God’s ultimate Word, Jesus, was sent into the world not to judge or to condemn the world but to save it. God’s Word does not return to Him without accomplishing its mission and its purpose. All things will be made new and saved. The Psalm says that those who sow in tears shall reap with joyful shouting. God will restore us from captivity. He has done great things for us and He made us glad and makes us rejoice.
The name Yeshua means savior from sin. He was named Jesus because He will save His people from sin. Man’s sin caused the ground, the earth to be cursed. If man’s sin is taken away and forgiven, the effect of it in the world and in all of creation will also be reversed and everything will be restored. No matter how things are messed up, even right now, one day, it will be only righteousness that will dwell in God’s earth. God’s promise is that though our sins are as scarlet, they will be white as snow.
It is not being in denial that we are still in the wilderness but what we do is to participate in God’s work of reversing them and restoring the good of His creation. We may see the suffering, the injustice and the dark around us and they may still be here but they are passing away, like a dream away. The Word of God will endure it and He’ll be with us through it all.

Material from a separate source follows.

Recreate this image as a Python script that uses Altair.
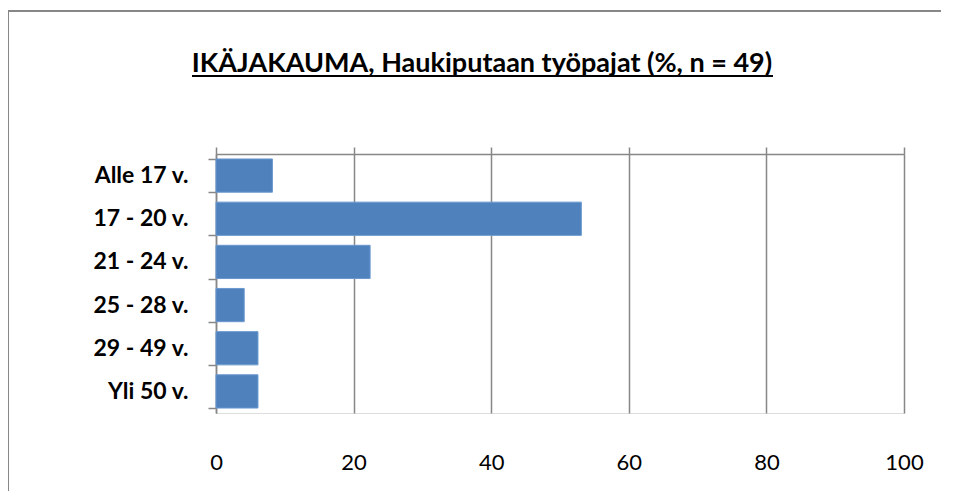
import altair as alt
import pandas as pd

TITLE = "IKÄJAKAUMA, Haukiputaan työpajat (%,  n = 49)"
categories = ["Alle 17 v.", "17 - 20 v.", "21 - 24 v.", "25 - 28 v.", "29 - 49 v.", "Yli 50 v."]
values = [8.2, 53.1, 22.4, 4.1, 6.1, 6.1]
x_ticks = [0, 20, 40, 60, 80, 100]

df = pd.DataFrame({"cat": categories, "val": values})

W, H = 688, 259
FONT = "Lato"
GRAY = "#878787"
BLUE = "#4F81BD"

y_axis = alt.Axis(title=None, tickBand="extent", tickSize=8, tickColor=GRAY,
                  tickWidth=1.5, domain=True, domainColor=GRAY, domainWidth=1.5,
                  labelFont=FONT, labelFontSize=23, labelFontWeight="bold",
                  labelColor="black", labelPadding=20, grid=False)
y_scale = alt.Scale(paddingInner=0.23, paddingOuter=0.115)

bars = alt.Chart(df).mark_bar(color=BLUE, stroke="#6A98CE", strokeWidth=1).encode(
    x=alt.X("val:Q", scale=alt.Scale(domain=[0, 100], nice=False),
            axis=alt.Axis(orient="top", values=x_ticks, labels=False, ticks=True,
                          tickSize=7, tickColor=GRAY, tickWidth=1.5,
                          domain=True, domainColor=GRAY, domainWidth=1.5,
                          grid=True, gridColor=GRAY, gridWidth=1.5, gridOpacity=1,
                          title=None)),
    y=alt.Y("cat:N", sort=categories, scale=y_scale, axis=y_axis),
)

labels_layer = alt.Chart(df).mark_bar(opacity=0).encode(
    x=alt.X("val:Q", scale=alt.Scale(domain=[0, 100], nice=False),
            axis=alt.Axis(orient="bottom", values=x_ticks, labels=True, ticks=False,
                          tickSize=0, domain=False, grid=False, title=None,
                          labelFlush=False, labelOverlap=False,
                          labelFont=FONT, labelFontSize=22, labelColor="black",
                          labelBaseline="alphabetic", labelPadding=56)),
    y=alt.Y("cat:N", sort=categories, scale=y_scale, axis=y_axis),
)

one = pd.DataFrame({"t": [TITLE]})

title_text = alt.Chart(one).mark_text(
    font=FONT, fontSize=27, fontWeight="bold", align="center",
    baseline="alphabetic", color="black"
).encode(text="t:N", x=alt.value(266), y=alt.value(-82))

underline = alt.Chart(one).mark_rule(color="black", strokeWidth=2).encode(
    x=alt.value(-24), x2=alt.value(557), y=alt.value(-78))

frame_left = alt.Chart(one).mark_rule(color=GRAY, strokeWidth=2).encode(
    x=alt.value(-208), y=alt.value(-143), y2=alt.value(H + 90))
frame_top = alt.Chart(one).mark_rule(color=GRAY, strokeWidth=2).encode(
    y=alt.value(-143), x=alt.value(-208), x2=alt.value(W + 60))

chart = alt.layer(frame_left, frame_top, title_text, underline, bars, labels_layer).resolve_scale(
    x="independent"
).properties(
    width=W, height=H,
    autosize=alt.AutoSizeParams(type="none"),
    padding={"left": 208, "top": 146, "right": 37, "bottom": 78},
).configure_view(stroke=None).configure(background="white")

chart.save("out.html", embed_options={"renderer": "svg", "actions": False})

We sing, “O come, O come Emmanuel, and ransom captive Israel." We are still in captivity, but we have a Savior and we have a hope. This is good news to us who are afflicted and who are broken-hearted and who are prisoners. Jubilee is coming; deliverance is coming.
St. Paul says this blessing in 1 Thessalonians 5:23-24, “May the God of peace Himself sanctify you entirely; and may your spirit, soul, and body be preserved (saved) complete, without blame at the coming of our Lord Jesus Christ.” To assure us, St. Paul says, “Faithful is He who calls you, He also will bring it to pass.”
Trust Him while we are still in the wilderness and be a voice of hope and with confident joy, cry out in the desert and be a word of hope to the nations. In this imperfect world where the Kingdom is, this is the way it is in the kingdom of our God.